Deployment flexibility: AI-optimized infrastructure allows workloads to run on-premises, in the cloud, or at the edge based on specific operational needs. This versatility makes it easier to meet data residency and latency requirements without the need to redesign the entire system for different environments.
Enhanced scalability: Modern infrastructure is built to handle the high throughput and intensive processing required by increasingly large foundation models. This ensures system stability and consistent performance even as AI initiatives grow in scale and complexity.

Challenges in AI infrastructure deployment

While AI infrastructure provides the necessary power for modern workloads, it also introduces specific constraints regarding cost, complexity, and security.

Capital and capacity planning: AI infrastructure relies on specialized hardware and high-performance networks that require significant upfront investment. Because demand often spikes during training cycles, organizations must carefully manage capacity to avoid either costly resource idling or performance-degrading queues.
Data security and governance: AI workloads involve sensitive data moving across various storage systems and compute nodes, creating complex access control requirements. Without unified governance, it is difficult to maintain a complete audit trail and ensure consistent policy enforcement across different environments.
Legacy system integration: Many existing data platforms were designed for transactional workloads rather than the continuous, data-intensive demands of AI pipelines.

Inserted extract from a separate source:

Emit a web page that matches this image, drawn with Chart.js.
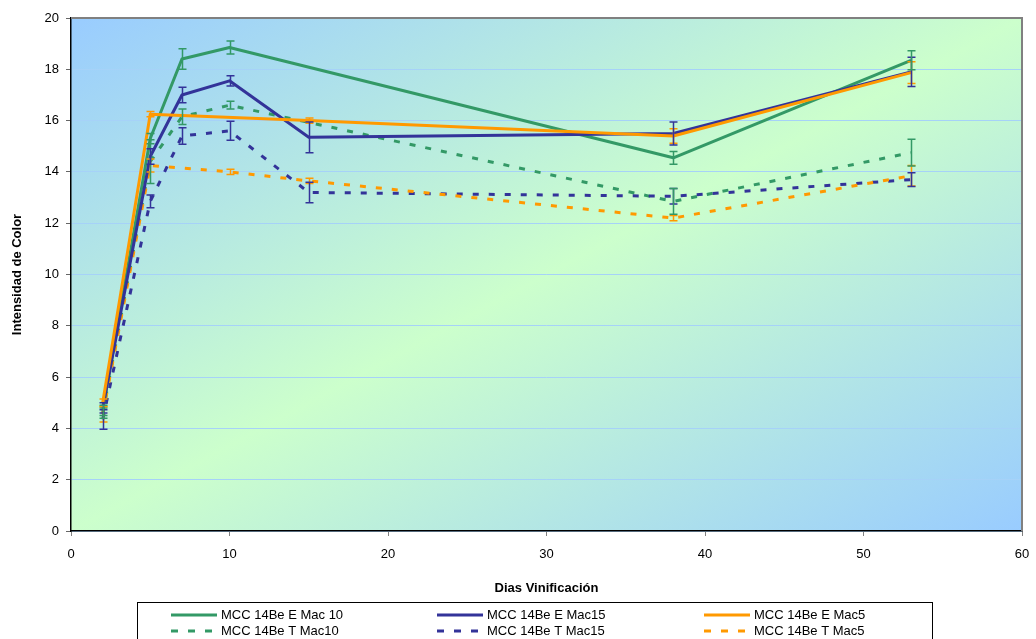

Bridging the gap between traditional IT and modern AI infrastructure often requires custom integration, increasing both operational complexity and the risk of failure.

The future of AI infrastructure

While accelerators remain central, organizations are increasingly constrained by storage throughput, memory capacity, and network performance. This reflects a shift toward viewing AI infrastructure as a balanced system where data movement and coordination are as important as raw processing power.

At the same time, infrastructure demand is shifting toward inference and low-latency workloads as more AI models move into production. This is driving greater use of cloud-based accelerators and architectures that support fast, distributed serving, often closer to where data is generated. As a result, AI infrastructure is being optimized for continuous, real-time operation rather than occasional large training runs.